Comment créer des systèmes d’objets communicants en réseau en manipulant les technologies, le design et les arts ?
Enfin, le meetup s’est clôturé par une intervention plus artistique d’Olivain Porry, notre doctorant aux Arts Décoratifs. Il fait partie d’un groupe de travail nommé « Reflective interaction ».
Il est revenu sur sa définition de l’objet à comportement qui représente un objet “augmenté” qui a un comportement, une attitude qui vont lui permettre d’interagir avec les humains ou les autres robots.
Comment des objets augmentés peuvent-ils créer un réseau leur permettant d’échanger entre eux ? Et comment peuvent-ils inclure l’humain et ses interactions afin qu’il devienne lui aussi un membre du système ?
Pour répondre à cette question, les études et les recherches d’Olivain allient des disciplines variées telles que les sciences, le design et les arts.

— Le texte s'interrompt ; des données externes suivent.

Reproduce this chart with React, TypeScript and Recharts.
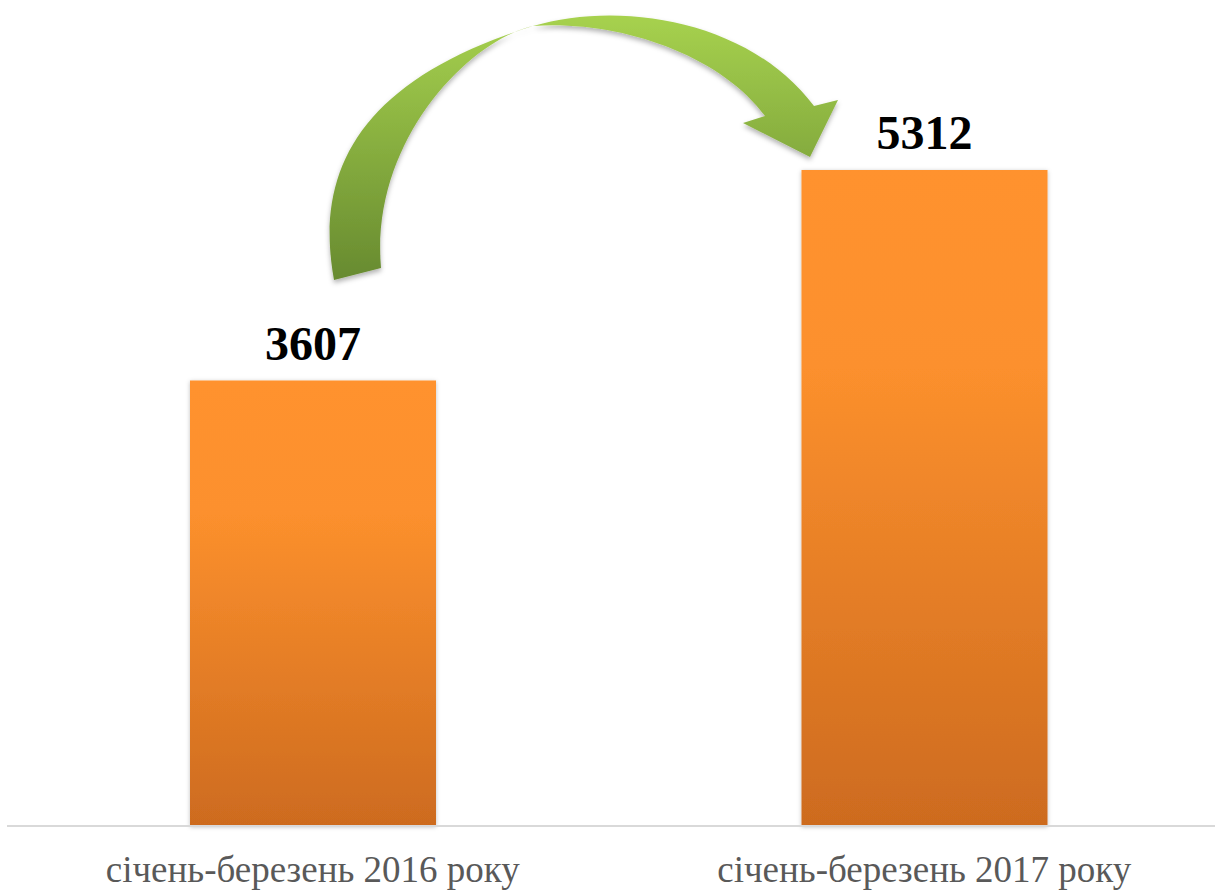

Parfois, il décrypte des œuvres artistiques dans lesquelles des objets développent des mouvements, des sons… une chorégraphie en somme qui permettent parfois l’interaction avec l’utilisateur qui évolue en tant que membre du système. “Pour qu’un système soit performant, il faut nécessairement un groupe d’individus et des interactions entre eux.“
D’autres fois, il réutilise des modèles (cybernétique, fouloscopie, ethnologie…) et les intègre dans des dispositifs développés à l’Ensad lors de workshop. Ces ateliers collaboratifs permettent de développer tester et exploiter les résultats d’une idée initialement floue.
Enfin, Olivain affectionne les mises en scène lors d’expositions qui permettent de créer des expériences esthétiques et/ou de psychologies cognitives avec les visiteurs. Leurs réactions face aux objets à comportement peuvent ainsi être décryptées et conduisent parfois à de nouvelles fonctionnalités ou de nouvelles créations.
L’objectif d’Olivain est d’ouvrir des perspectives pour qu’on puisse intégrer ces objets dans la vie quotidienne et créer des modèles de sociétés harmonieux.
L’approche de la robotique par les objets à comportements offre des usages complémentaires à ceux proposés par les robots humanoïdes. Leur développement et leur intégration dans notre quotidien soulève néanmoins de nombreuses questions : techniques, économiques, sociales, environnementales… Chez Suricats, nous travaillerons à créer une relation compatible entre ces robots et nous, Humains.